--- Start ---

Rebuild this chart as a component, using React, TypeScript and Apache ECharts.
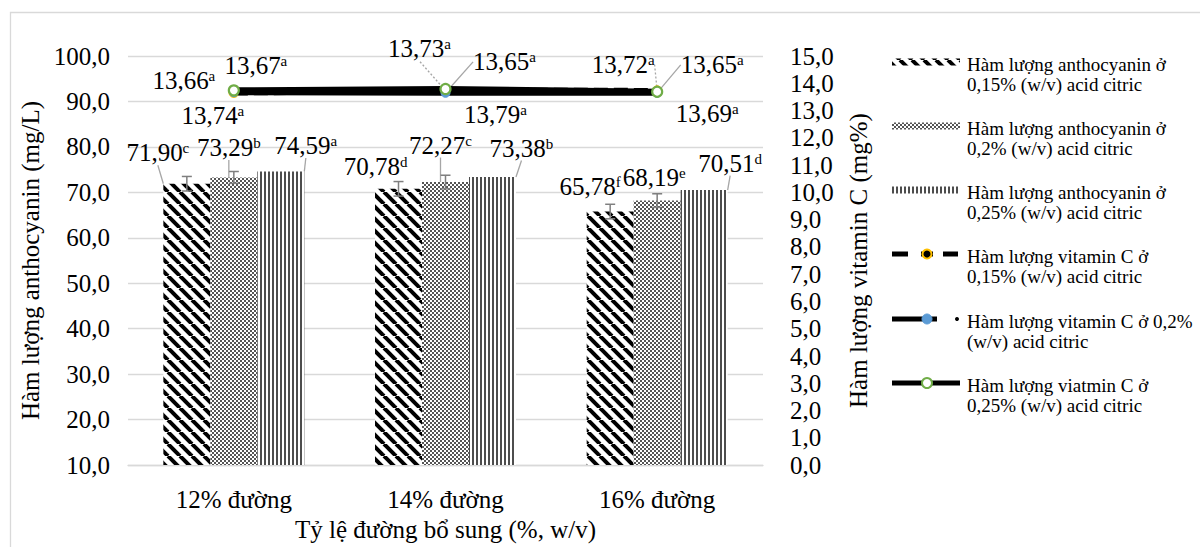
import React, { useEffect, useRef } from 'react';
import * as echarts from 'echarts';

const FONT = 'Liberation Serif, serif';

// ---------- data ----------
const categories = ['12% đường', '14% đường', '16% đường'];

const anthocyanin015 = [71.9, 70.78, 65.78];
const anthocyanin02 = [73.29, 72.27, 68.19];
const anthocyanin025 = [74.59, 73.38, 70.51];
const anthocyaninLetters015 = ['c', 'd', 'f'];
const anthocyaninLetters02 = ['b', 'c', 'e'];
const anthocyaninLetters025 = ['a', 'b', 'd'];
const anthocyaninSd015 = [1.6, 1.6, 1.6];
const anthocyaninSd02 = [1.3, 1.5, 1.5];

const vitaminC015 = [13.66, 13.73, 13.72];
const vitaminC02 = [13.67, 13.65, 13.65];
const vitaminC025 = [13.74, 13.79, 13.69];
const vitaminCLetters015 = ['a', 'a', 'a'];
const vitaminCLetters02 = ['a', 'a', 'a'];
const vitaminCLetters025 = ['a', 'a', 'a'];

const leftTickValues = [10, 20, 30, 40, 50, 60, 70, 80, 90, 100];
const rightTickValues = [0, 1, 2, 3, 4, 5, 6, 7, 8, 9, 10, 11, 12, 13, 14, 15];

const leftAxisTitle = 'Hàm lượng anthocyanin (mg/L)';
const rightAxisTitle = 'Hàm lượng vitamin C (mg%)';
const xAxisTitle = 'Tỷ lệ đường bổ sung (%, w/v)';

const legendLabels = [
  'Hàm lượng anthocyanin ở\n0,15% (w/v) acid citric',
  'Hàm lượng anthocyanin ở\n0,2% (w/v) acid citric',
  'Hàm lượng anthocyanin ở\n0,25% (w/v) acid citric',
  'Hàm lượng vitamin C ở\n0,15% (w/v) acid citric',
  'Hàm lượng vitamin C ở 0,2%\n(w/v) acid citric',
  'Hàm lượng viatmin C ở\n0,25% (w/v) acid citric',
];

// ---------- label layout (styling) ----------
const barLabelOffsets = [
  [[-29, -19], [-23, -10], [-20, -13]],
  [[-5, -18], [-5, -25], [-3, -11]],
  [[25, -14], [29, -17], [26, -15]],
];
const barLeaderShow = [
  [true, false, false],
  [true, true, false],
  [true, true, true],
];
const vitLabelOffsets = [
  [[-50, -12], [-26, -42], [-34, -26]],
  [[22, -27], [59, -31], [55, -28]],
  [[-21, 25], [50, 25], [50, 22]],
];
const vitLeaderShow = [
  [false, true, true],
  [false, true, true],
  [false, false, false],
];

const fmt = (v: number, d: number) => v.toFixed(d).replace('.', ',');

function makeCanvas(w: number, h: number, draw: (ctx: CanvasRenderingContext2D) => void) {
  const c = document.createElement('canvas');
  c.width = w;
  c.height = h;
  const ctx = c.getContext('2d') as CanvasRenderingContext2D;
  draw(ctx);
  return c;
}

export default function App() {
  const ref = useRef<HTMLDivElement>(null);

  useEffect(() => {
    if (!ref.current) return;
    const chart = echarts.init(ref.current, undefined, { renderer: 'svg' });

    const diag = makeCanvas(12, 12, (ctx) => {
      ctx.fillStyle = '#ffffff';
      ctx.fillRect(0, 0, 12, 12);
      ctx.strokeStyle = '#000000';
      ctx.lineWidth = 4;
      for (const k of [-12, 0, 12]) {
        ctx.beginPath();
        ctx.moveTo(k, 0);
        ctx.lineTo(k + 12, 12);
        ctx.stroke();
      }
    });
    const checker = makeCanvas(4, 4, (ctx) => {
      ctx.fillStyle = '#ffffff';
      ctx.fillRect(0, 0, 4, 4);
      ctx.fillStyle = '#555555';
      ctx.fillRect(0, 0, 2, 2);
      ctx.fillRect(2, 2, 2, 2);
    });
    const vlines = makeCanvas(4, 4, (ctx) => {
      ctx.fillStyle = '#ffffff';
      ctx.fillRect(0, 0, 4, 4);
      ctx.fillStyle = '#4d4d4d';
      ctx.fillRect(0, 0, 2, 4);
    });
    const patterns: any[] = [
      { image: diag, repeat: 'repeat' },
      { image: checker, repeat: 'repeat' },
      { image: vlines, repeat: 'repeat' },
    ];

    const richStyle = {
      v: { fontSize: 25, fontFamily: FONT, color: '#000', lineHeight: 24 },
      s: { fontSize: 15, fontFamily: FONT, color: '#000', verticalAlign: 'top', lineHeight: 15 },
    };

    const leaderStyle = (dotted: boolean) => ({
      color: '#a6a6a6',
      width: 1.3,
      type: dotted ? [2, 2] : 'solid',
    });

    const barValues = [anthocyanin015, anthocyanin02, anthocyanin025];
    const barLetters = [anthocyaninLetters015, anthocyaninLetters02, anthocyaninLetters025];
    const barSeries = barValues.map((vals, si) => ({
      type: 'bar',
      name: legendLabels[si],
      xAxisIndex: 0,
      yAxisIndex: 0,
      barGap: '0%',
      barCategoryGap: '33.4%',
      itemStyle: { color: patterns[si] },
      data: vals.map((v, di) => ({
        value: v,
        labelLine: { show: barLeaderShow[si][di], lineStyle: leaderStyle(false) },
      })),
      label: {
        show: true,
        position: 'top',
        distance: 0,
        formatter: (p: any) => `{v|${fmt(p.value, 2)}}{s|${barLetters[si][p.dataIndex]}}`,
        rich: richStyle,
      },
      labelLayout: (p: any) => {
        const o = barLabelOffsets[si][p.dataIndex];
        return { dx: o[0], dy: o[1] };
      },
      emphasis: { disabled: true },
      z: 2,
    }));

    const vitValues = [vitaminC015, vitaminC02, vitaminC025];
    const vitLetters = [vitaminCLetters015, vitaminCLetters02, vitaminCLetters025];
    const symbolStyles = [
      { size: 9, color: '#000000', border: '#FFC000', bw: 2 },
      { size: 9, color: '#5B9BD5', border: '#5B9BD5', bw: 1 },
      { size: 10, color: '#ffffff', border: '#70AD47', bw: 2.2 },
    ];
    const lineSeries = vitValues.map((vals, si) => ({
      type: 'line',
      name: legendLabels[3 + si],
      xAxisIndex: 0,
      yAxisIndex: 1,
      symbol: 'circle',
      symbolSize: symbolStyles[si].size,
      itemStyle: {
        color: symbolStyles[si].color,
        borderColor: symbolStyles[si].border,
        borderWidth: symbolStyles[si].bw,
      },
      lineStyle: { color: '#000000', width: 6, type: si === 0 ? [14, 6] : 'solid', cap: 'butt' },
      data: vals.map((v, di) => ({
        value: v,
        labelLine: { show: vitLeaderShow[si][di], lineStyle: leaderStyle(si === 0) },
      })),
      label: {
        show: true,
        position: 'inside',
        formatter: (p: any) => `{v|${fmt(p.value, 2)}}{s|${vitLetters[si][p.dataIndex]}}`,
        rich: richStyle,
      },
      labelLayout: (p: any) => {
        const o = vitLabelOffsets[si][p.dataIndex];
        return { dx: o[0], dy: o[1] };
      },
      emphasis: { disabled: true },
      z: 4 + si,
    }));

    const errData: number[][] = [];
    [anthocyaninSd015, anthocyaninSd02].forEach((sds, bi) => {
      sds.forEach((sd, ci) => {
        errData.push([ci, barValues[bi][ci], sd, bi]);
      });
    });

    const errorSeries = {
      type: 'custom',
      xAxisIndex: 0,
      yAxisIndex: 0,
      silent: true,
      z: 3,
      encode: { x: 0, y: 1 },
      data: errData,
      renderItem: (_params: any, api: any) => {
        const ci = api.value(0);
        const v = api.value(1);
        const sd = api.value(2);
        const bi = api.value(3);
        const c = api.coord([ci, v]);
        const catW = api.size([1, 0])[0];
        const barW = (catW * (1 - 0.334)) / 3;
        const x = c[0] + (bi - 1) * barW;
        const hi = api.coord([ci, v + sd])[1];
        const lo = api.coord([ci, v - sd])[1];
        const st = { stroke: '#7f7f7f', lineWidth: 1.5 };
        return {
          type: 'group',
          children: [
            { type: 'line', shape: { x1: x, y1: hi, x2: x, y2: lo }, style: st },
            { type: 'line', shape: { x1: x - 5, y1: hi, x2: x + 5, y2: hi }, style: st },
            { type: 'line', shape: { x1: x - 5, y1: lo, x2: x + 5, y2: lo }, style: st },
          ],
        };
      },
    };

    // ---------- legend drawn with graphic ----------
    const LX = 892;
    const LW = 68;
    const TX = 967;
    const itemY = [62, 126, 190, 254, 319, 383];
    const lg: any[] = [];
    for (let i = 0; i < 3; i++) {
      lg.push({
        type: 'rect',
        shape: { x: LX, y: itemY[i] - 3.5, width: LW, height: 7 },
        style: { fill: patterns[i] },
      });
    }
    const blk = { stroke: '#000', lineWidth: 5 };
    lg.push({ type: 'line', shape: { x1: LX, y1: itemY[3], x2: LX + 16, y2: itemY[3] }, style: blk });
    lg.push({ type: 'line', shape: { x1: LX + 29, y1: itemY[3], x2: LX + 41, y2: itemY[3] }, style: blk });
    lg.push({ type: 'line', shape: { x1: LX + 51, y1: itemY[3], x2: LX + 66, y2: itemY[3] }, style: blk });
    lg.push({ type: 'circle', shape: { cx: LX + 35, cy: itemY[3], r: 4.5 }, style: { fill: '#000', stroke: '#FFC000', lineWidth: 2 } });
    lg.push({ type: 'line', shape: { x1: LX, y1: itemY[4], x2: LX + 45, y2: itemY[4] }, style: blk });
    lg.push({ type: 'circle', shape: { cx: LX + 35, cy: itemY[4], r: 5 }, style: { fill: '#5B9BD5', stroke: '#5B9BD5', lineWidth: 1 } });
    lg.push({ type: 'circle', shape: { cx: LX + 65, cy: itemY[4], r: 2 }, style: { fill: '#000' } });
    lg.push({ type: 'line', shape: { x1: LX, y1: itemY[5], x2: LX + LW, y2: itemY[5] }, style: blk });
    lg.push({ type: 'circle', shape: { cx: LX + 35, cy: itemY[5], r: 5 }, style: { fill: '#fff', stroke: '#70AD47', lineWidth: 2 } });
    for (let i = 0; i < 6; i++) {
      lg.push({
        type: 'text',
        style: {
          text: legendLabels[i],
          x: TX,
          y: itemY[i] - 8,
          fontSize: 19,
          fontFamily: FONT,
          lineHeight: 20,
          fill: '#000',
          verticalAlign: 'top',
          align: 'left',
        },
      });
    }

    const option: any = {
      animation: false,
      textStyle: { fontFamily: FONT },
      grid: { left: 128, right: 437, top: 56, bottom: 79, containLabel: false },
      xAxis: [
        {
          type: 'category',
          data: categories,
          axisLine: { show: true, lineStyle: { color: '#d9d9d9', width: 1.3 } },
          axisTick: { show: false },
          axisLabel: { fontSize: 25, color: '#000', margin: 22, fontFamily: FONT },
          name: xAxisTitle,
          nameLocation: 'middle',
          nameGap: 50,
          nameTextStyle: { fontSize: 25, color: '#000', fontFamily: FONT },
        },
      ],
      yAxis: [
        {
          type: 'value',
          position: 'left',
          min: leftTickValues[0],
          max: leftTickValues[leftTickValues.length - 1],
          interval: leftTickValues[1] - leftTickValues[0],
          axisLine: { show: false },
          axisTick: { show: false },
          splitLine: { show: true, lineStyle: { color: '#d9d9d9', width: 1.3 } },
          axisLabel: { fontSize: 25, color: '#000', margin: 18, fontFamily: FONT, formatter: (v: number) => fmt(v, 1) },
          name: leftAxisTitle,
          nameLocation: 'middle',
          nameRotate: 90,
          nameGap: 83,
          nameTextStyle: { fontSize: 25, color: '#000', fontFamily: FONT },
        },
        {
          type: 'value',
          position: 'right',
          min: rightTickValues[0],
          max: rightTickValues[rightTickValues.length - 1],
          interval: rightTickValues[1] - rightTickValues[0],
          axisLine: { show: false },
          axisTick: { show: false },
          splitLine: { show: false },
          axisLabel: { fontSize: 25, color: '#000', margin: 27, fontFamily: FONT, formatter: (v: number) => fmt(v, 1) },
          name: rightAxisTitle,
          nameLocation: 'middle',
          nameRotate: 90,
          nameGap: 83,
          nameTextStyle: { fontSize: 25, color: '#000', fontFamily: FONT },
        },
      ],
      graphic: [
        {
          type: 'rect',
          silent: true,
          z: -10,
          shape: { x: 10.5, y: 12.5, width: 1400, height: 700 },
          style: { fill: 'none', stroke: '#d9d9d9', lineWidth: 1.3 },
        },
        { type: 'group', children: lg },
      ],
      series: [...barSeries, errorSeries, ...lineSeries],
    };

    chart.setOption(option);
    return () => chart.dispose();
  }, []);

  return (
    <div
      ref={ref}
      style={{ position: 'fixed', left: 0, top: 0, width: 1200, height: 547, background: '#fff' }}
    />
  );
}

--- End ---

▶ INSTRUCTIONS TO FOLLOW
Find every line that holds "React" and copy it.

▶ SOLUTION FOR THIS TASK
Rebuild this chart as a component, using React, TypeScript and Apache ECharts.
import React, { useEffect, useRef } from 'react';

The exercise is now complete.